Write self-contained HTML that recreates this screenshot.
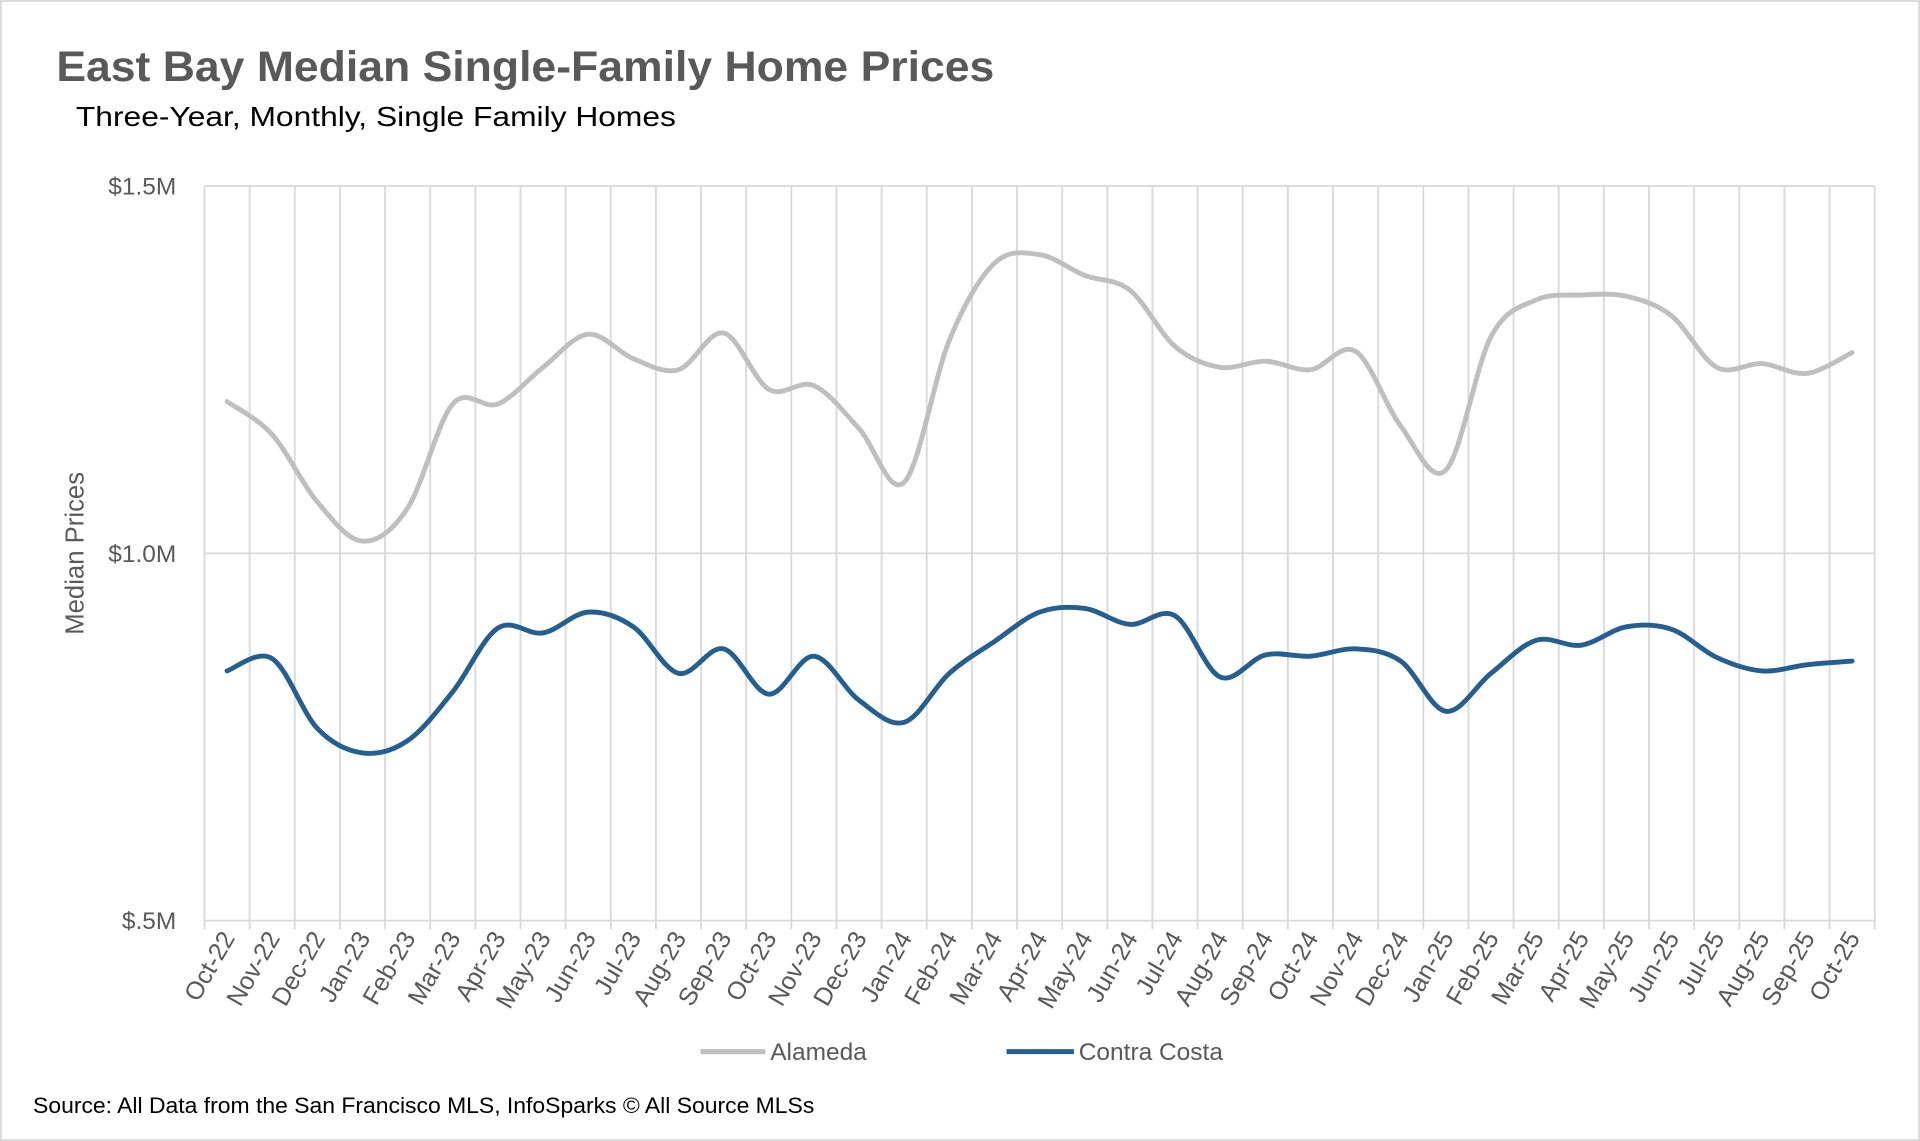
<!DOCTYPE html>
<html><head><meta charset="utf-8"><style>
html,body{margin:0;padding:0;background:#fff;}
svg{display:block;}
text{font-family:"Liberation Sans",sans-serif;}
</style></head><body>
<svg id="s" width="1920" height="1141" viewBox="0 0 1568 932" preserveAspectRatio="none">
<rect x="0.5" y="0.5" width="1567" height="931" fill="#fff" stroke="#d9d9d9" stroke-width="2"/>
<text x="46" y="66" font-size="35" font-weight="bold" fill="#595959" textLength="766" lengthAdjust="spacingAndGlyphs">East Bay Median Single-Family Home Prices</text>
<text x="62" y="103" font-size="23" fill="#000" textLength="490" lengthAdjust="spacingAndGlyphs">Three-Year, Monthly, Single Family Homes</text>
<g id="grid" stroke="#d9d9d9" stroke-width="1.5"></g>
<g font-size="20" fill="#595959" text-anchor="end">
<text x="144" y="159">$1.5M</text><text x="144" y="459">$1.0M</text><text x="144" y="759">$.5M</text>
</g>
<text transform="translate(68,452) rotate(-90)" font-size="21" fill="#595959" text-anchor="middle">Median Prices</text>
<g id="xl" font-size="20.5" fill="#595959" text-anchor="end"></g>
<path id="pa" fill="none" stroke="#bfbfbf" stroke-width="4" stroke-linecap="round"/>
<path id="pc" fill="none" stroke="#255e91" stroke-width="4" stroke-linecap="round"/>
<line x1="572" y1="859" x2="625" y2="859" stroke="#bfbfbf" stroke-width="4"/>
<text x="629" y="866" font-size="20" fill="#595959">Alameda</text>
<line x1="822" y1="859" x2="877" y2="859" stroke="#255e91" stroke-width="4"/>
<text x="881" y="866" font-size="20" fill="#595959">Contra Costa</text>
<text x="27" y="909" font-size="18" fill="#000" textLength="638" lengthAdjust="spacingAndGlyphs">Source: All Data from the San Francisco MLS, InfoSparks © All Source MLSs</text>
</svg>
<script>
var ns="http://www.w3.org/2000/svg";
var L=167,R=1531,T=152,B=752,n=37,w=(R-L)/n;
var g=document.getElementById('grid');
function ln(x1,y1,x2,y2){var e=document.createElementNS(ns,'line');e.setAttribute('x1',x1);e.setAttribute('y1',y1);e.setAttribute('x2',x2);e.setAttribute('y2',y2);g.appendChild(e);}
for(var k=0;k<=n;k++){var x=L+w*k;ln(x,T,x,B+7);}
ln(L,T,R,T);ln(L,452,R,452);ln(L,B,R,B);
var m=["Oct","Nov","Dec","Jan","Feb","Mar","Apr","May","Jun","Jul","Aug","Sep"];
var xl=document.getElementById('xl');
for(var i=0;i<n;i++){var mi=i%12,yr=22+Math.floor((i+9)/12);var t=document.createElementNS(ns,'text');
var cx=L+w*(i+0.5)+7;t.setAttribute('transform','translate('+cx+',766) rotate(-60)');t.textContent=m[mi]+"-"+yr;xl.appendChild(t);}
var A=[328,355,410,442,415,330,330,300,273,293,302,272,318,315,350,394,278,215,208,225,237,283,300,295,302,287,348,384,275,245,241,242,258,300,297,305,288];
var C=[548,538,595,615,605,565,513,517,500,512,550,530,567,536,572,590,550,524,500,497,510,503,553,535,536,530,540,581,550,523,527,512,514,537,548,543,540];
function path(Y){var P=Y.map(function(y,i){return [L+w*(i+0.5),y];});var d="M"+P[0][0]+","+P[0][1];
for(var i=0;i<P.length-1;i++){var p0=P[Math.max(i-1,0)],p1=P[i],p2=P[i+1],p3=P[Math.min(i+2,P.length-1)];
var c1=[p1[0]+(p2[0]-p0[0])/6,p1[1]+(p2[1]-p0[1])/6],c2=[p2[0]-(p3[0]-p1[0])/6,p2[1]-(p3[1]-p1[1])/6];
d+=" C"+c1+" "+c2+" "+p2;}return d;}
document.getElementById('pa').setAttribute('d',path(A));
document.getElementById('pc').setAttribute('d',path(C));
</script>
</body></html>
———
Using the data above, print every line exactly, omitting pictures.

TASK RESPONSE
Write self-contained HTML that recreates this screenshot.
<!DOCTYPE html>
<html><head><meta charset="utf-8"><style>
html,body{margin:0;padding:0;background:#fff;}
svg{display:block;}
text{font-family:"Liberation Sans",sans-serif;}
</style></head><body>
<svg id="s" width="1920" height="1141" viewBox="0 0 1568 932" preserveAspectRatio="none">
<rect x="0.5" y="0.5" width="1567" height="931" fill="#fff" stroke="#d9d9d9" stroke-width="2"/>
<text x="46" y="66" font-size="35" font-weight="bold" fill="#595959" textLength="766" lengthAdjust="spacingAndGlyphs">East Bay Median Single-Family Home Prices</text>
<text x="62" y="103" font-size="23" fill="#000" textLength="490" lengthAdjust="spacingAndGlyphs">Three-Year, Monthly, Single Family Homes</text>
<g id="grid" stroke="#d9d9d9" stroke-width="1.5"></g>
<g font-size="20" fill="#595959" text-anchor="end">
<text x="144" y="159">$1.5M</text><text x="144" y="459">$1.0M</text><text x="144" y="759">$.5M</text>
</g>
<text transform="translate(68,452) rotate(-90)" font-size="21" fill="#595959" text-anchor="middle">Median Prices</text>
<g id="xl" font-size="20.5" fill="#595959" text-anchor="end"></g>
<path id="pa" fill="none" stroke="#bfbfbf" stroke-width="4" stroke-linecap="round"/>
<path id="pc" fill="none" stroke="#255e91" stroke-width="4" stroke-linecap="round"/>
<line x1="572" y1="859" x2="625" y2="859" stroke="#bfbfbf" stroke-width="4"/>
<text x="629" y="866" font-size="20" fill="#595959">Alameda</text>
<line x1="822" y1="859" x2="877" y2="859" stroke="#255e91" stroke-width="4"/>
<text x="881" y="866" font-size="20" fill="#595959">Contra Costa</text>
<text x="27" y="909" font-size="18" fill="#000" textLength="638" lengthAdjust="spacingAndGlyphs">Source: All Data from the San Francisco MLS, InfoSparks © All Source MLSs</text>
</svg>
<script>
var ns="http://www.w3.org/2000/svg";
var L=167,R=1531,T=152,B=752,n=37,w=(R-L)/n;
var g=document.getElementById('grid');
function ln(x1,y1,x2,y2){var e=document.createElementNS(ns,'line');e.setAttribute('x1',x1);e.setAttribute('y1',y1);e.setAttribute('x2',x2);e.setAttribute('y2',y2);g.appendChild(e);}
for(var k=0;k<=n;k++){var x=L+w*k;ln(x,T,x,B+7);}
ln(L,T,R,T);ln(L,452,R,452);ln(L,B,R,B);
var m=["Oct","Nov","Dec","Jan","Feb","Mar","Apr","May","Jun","Jul","Aug","Sep"];
var xl=document.getElementById('xl');
for(var i=0;i<n;i++){var mi=i%12,yr=22+Math.floor((i+9)/12);var t=document.createElementNS(ns,'text');
var cx=L+w*(i+0.5)+7;t.setAttribute('transform','translate('+cx+',766) rotate(-60)');t.textContent=m[mi]+"-"+yr;xl.appendChild(t);}
var A=[328,355,410,442,415,330,330,300,273,293,302,272,318,315,350,394,278,215,208,225,237,283,300,295,302,287,348,384,275,245,241,242,258,300,297,305,288];
var C=[548,538,595,615,605,565,513,517,500,512,550,530,567,536,572,590,550,524,500,497,510,503,553,535,536,530,540,581,550,523,527,512,514,537,548,543,540];
function path(Y){var P=Y.map(function(y,i){return [L+w*(i+0.5),y];});var d="M"+P[0][0]+","+P[0][1];
for(var i=0;i<P.length-1;i++){var p0=P[Math.max(i-1,0)],p1=P[i],p2=P[i+1],p3=P[Math.min(i+2,P.length-1)];
var c1=[p1[0]+(p2[0]-p0[0])/6,p1[1]+(p2[1]-p0[1])/6],c2=[p2[0]-(p3[0]-p1[0])/6,p2[1]-(p3[1]-p1[1])/6];
d+=" C"+c1+" "+c2+" "+p2;}return d;}
document.getElementById('pa').setAttribute('d',path(A));
document.getElementById('pc').setAttribute('d',path(C));
</script>
</body></html>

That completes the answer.